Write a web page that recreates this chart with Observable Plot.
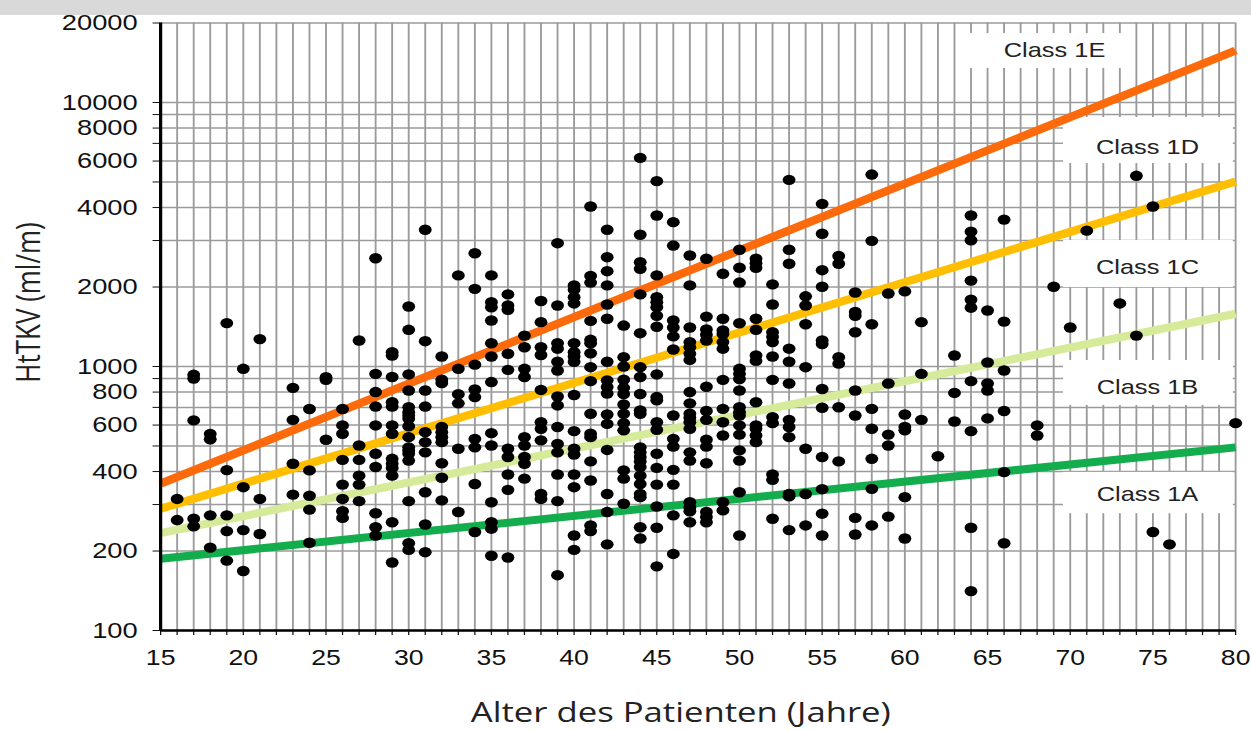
<!DOCTYPE html>
<html>
<head>
<meta charset="utf-8">
<script src="https://cdn.jsdelivr.net/npm/d3@7"></script>
<script src="https://cdn.jsdelivr.net/npm/@observablehq/plot@0.6"></script>
<style>
html, body { margin: 0; padding: 0; background: #fff; width: 1251px; height: 730px; overflow: hidden; }
#chart { position: absolute; left: 0; top: 0; }
#band { position: absolute; left: 0; top: 0; width: 1251px; height: 15px; background: #d9d9d9; }
</style>
</head>
<body>
<div id="chart"></div>
<div id="band"></div>
<script>
// ---------- data ----------
// patients: [age in years, HtTKV values (ml/m) of the patients at that age]
const patientsByAge = [
  [16, [315, 262]],
  [17, [930, 900, 625, 265, 248]],
  [18, [555, 530, 273, 206]],
  [19, [1460, 405, 273, 238, 184]],
  [20, [980, 349, 240, 168]],
  [21, [1270, 315, 232]],
  [23, [830, 628, 428, 327]],
  [24, [690, 404, 324, 287, 215]],
  [25, [910, 890, 528]],
  [26, [690, 598, 556, 443, 357, 315, 283, 267]],
  [27, [1254, 502, 443, 386, 357, 309]],
  [28, [2570, 938, 800, 705, 598, 467, 416, 278, 246, 229]],
  [29, [1132, 1101, 912, 732, 705, 598, 556, 447, 428, 413, 386, 257, 181]],
  [30, [1688, 1377, 933, 811, 701, 671, 652, 634, 594, 540, 494, 481, 467, 440, 309, 214, 202]],
  [31, [3296, 1247, 811, 705, 564, 517, 473, 334, 252, 198]],
  [32, [1091, 891, 865, 590, 564, 540, 517, 430, 379, 311]],
  [33, [2213, 980, 785, 725, 488, 281]],
  [34, [2686, 1968, 1016, 818, 766, 532, 494, 359, 236]],
  [35, [2213, 1753, 1677, 1493, 1225, 1091, 873, 559, 502, 306, 257, 243, 192]],
  [36, [1875, 1702, 1640, 1117, 971, 488, 454, 390, 341, 189]],
  [37, [1309, 1183, 980, 912, 540, 502, 454, 428, 376]],
  [38, [1770, 1472, 1183, 1105, 815, 615, 581, 525, 329, 315]],
  [39, [2931, 1702, 1225, 1168, 1042, 966, 770, 712, 590, 509, 473, 390, 309, 162]],
  [40, [2028, 1954, 1830, 1733, 1225, 1132, 1091, 1042, 780, 569, 488, 464, 390, 349, 229, 202]],
  [41, [4036, 2204, 2079, 1488, 1262, 1225, 1122, 994, 880, 662, 556, 540, 437, 370, 250, 238]],
  [42, [3296, 2594, 2296, 2028, 1717, 1516, 1042, 886, 836, 790, 658, 606, 483, 329, 281, 212]],
  [43, [1429, 1085, 1000, 891, 830, 787, 718, 662, 610, 573, 404, 376, 302]],
  [44, [6166, 3155, 2481, 2345, 1875, 1337, 994, 912, 787, 682, 662, 494, 473, 454, 437, 416, 386, 359, 329, 320, 246, 223]],
  [45, [5035, 3733, 2213, 1830, 1753, 1677, 1556, 1414, 933, 766, 745, 615, 576, 467, 413, 357, 295, 245, 175]],
  [46, [3522, 2871, 1493, 1405, 1300, 1160, 652, 532, 497, 406, 357, 273, 195]],
  [47, [2633, 2028, 1405, 1237, 1183, 1117, 1059, 800, 725, 662, 640, 615, 581, 473, 440, 306, 293, 283, 257]],
  [48, [2558, 1545, 1382, 1320, 1254, 838, 678, 628, 528, 497, 430, 281, 269, 257]],
  [49, [2244, 1516, 1369, 1327, 1237, 1168, 890, 691, 615, 548, 306, 285]],
  [50, [2767, 2365, 2079, 1458, 980, 938, 897, 811, 701, 671, 652, 598, 552, 481, 440, 334, 229]],
  [51, [2558, 2462, 2365, 1516, 1377, 1101, 1050, 732, 598, 581, 548, 517]],
  [52, [2046, 1717, 1348, 1295, 1237, 1091, 890, 643, 610, 390, 372, 265]],
  [53, [5092, 2767, 2449, 1168, 1042, 862, 628, 590, 540, 329, 322, 240]],
  [54, [1844, 1702, 1445, 994, 488, 329, 250]],
  [55, [4130, 3183, 2316, 2005, 1254, 1217, 822, 698, 454, 343, 277, 229]],
  [56, [2620, 2449, 1085, 1025, 701, 437]],
  [57, [1907, 1608, 1556, 1348, 811, 652, 267, 231]],
  [58, [5333, 2991, 1445, 691, 581, 447, 344, 250]],
  [59, [1890, 862, 552, 502, 270]],
  [60, [1925, 658, 590, 573, 320, 223]],
  [61, [1472, 938, 628]],
  [62, [457]],
  [63, [1101, 794, 619]],
  [64, [3733, 3240, 3006, 2115, 1790, 1670, 880, 569, 245, 141]],
  [65, [1630, 1035, 862, 811, 636]],
  [66, [3600, 1479, 966, 678, 398, 214]],
  [68, [598, 548]],
  [69, [2005]],
  [70, [1405]],
  [71, [3270]],
  [73, [1733]],
  [74, [5275, 1309]],
  [75, [4036, 236]],
  [76, [212]],
  [80, [610]]
];

// class boundary lines (HtTKV at age 15 and age 80)
const lineAges = [15, 80];
const boundary1A1B = [187, 494];
const boundary1B1C = [234, 1584];
const boundary1C1D = [289, 5020];
const boundary1D1E = [360, 15740];

// class labels
const classNames = ["Class 1E", "Class 1D", "Class 1C", "Class 1B", "Class 1A"];
const classLabelAge = [69.05, 74.67, 74.67, 74.67, 74.67];
const classLabelValue = [15740, 6760, 2371, 833, 327];
// white label boxes behind the class names
const boxAge1 = [63.97, 69.6, 69.6, 69.6, 69.6];
const boxAge2 = [73.83, 79.87, 79.87, 79.87, 79.87];
const boxValue1 = [13460, 5870, 1992, 712, 277];
const boxValue2 = [18240, 8770, 3000, 1054, 397];

// axis ticks
const xTickValues = d3.range(15, 81);
const xLabelValues = [15, 20, 25, 30, 35, 40, 45, 50, 55, 60, 65, 70, 75, 80];
const yTickValues = [100, 200, 300, 400, 500, 600, 700, 800, 900,
  1000, 2000, 3000, 4000, 5000, 6000, 7000, 8000, 9000, 10000, 20000];
const yLabelValues = [100, 200, 400, 600, 800, 1000, 2000, 4000, 6000, 8000, 10000, 20000];

const xTitle = "Alter des Patienten (Jahre)";
const yTitle = "HtTKV (ml/m)";

// ---------- build tables ----------
const points = patientsByAge.flatMap(([age, vals]) => vals.map(v => ({age, v})));
const boundaries = [
  {name: "1A/1B", vals: boundary1A1B, color: "#14ad4e"},
  {name: "1B/1C", vals: boundary1B1C, color: "#d6eb9a"},
  {name: "1C/1D", vals: boundary1C1D, color: "#ffbf00"},
  {name: "1D/1E", vals: boundary1D1E, color: "#fd6a0c"}
];
const labels = classNames.map((t, i) => ({t, x: classLabelAge[i], y: classLabelValue[i]}));
const boxes = classNames.map((t, i) => ({x1: boxAge1[i], x2: boxAge2[i], y1: boxValue1[i], y2: boxValue2[i]}));
const xLabelSet = new Set(xLabelValues);

// The reference picture is horizontally stretched; draw narrower, then stretch.
const OUT_W = 1251, H = 730;
const W0 = 1009;
const SX = OUT_W / W0;
const TICK = 6, PAD = 12.5;

const lineMarks = boundaries.map(b =>
  Plot.line(lineAges.map((a, i) => ({a, v: b.vals[i]})),
    {x: "a", y: "v", stroke: b.color, strokeWidth: 8, strokeLinecap: "butt"}));

const svg = Plot.plot({
  width: W0,
  height: H,
  marginLeft: 160 / SX,
  marginRight: W0 - 1235 / SX,
  marginTop: 22.5,
  marginBottom: 100,
  style: {fontFamily: "'Liberation Sans', Arial, sans-serif", fontSize: "21.5px", color: "#111", background: "transparent", overflow: "visible"},
  x: {domain: [15, 80], ticks: xTickValues, tickFormat: d => xLabelSet.has(d) ? String(d) : "", tickSize: 5, tickPadding: 14, label: null},
  y: {type: "log", domain: [100, 20000], ticks: yTickValues, tickFormat: () => "", tickSize: TICK, tickPadding: PAD, label: null},
  marks: [
    Plot.ruleX(xTickValues, {stroke: "#9b9b9b", strokeWidth: 1.5}),
    Plot.ruleY(yTickValues, {stroke: "#9b9b9b", strokeWidth: 1.5}),
    Plot.rect(boxes, {x1: "x1", x2: "x2", y1: "y1", y2: "y2", fill: "white"}),
    ...lineMarks,
    Plot.ruleX([15], {stroke: "#000", strokeWidth: 2.6}),
    Plot.ruleY([100], {stroke: "#000", strokeWidth: 2.6}),
    Plot.dot(points, {x: "age", y: "v", r: 5.2, fill: "#000", stroke: "none"}),
    Plot.text(yLabelValues, {y: d => d, text: d => String(d), frameAnchor: "left", textAnchor: "end", dx: -(TICK + PAD), fontSize: 22, fill: "#111"}),
    Plot.text(labels, {x: "x", y: "y", text: "t", fontSize: 20.5, fill: "#222", fontFamily: "'Liberation Sans', Arial, sans-serif"}),
    Plot.text([xTitle], {text: d => d, frameAnchor: "bottom", dy: 91, dx: -14, fontSize: 28, fill: "#222", fontFamily: "'Open Sans', sans-serif"}),
    Plot.text([yTitle], {text: d => d, frameAnchor: "left", rotate: -90, dx: 23.4 - 160 / SX, dy: 56, fontSize: 26, fill: "#222", fontFamily: "'Open Sans', sans-serif"})
  ]
});

svg.setAttribute("viewBox", `0 0 ${W0} ${H}`);
svg.setAttribute("width", OUT_W);
svg.setAttribute("height", H);
svg.setAttribute("preserveAspectRatio", "none");
svg.style.width = OUT_W + "px";
svg.style.height = H + "px";
svg.style.maxWidth = "none";
document.getElementById("chart").appendChild(svg);
</script>
</body>
</html>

§ **Objective**
Return from the data every line that holds "chart".

§ **Result for this exercise**
Write a web page that recreates this chart with Observable Plot.
#chart { position: absolute; left: 0; top: 0; }
<div id="chart"></div>
document.getElementById("chart").appendChild(svg);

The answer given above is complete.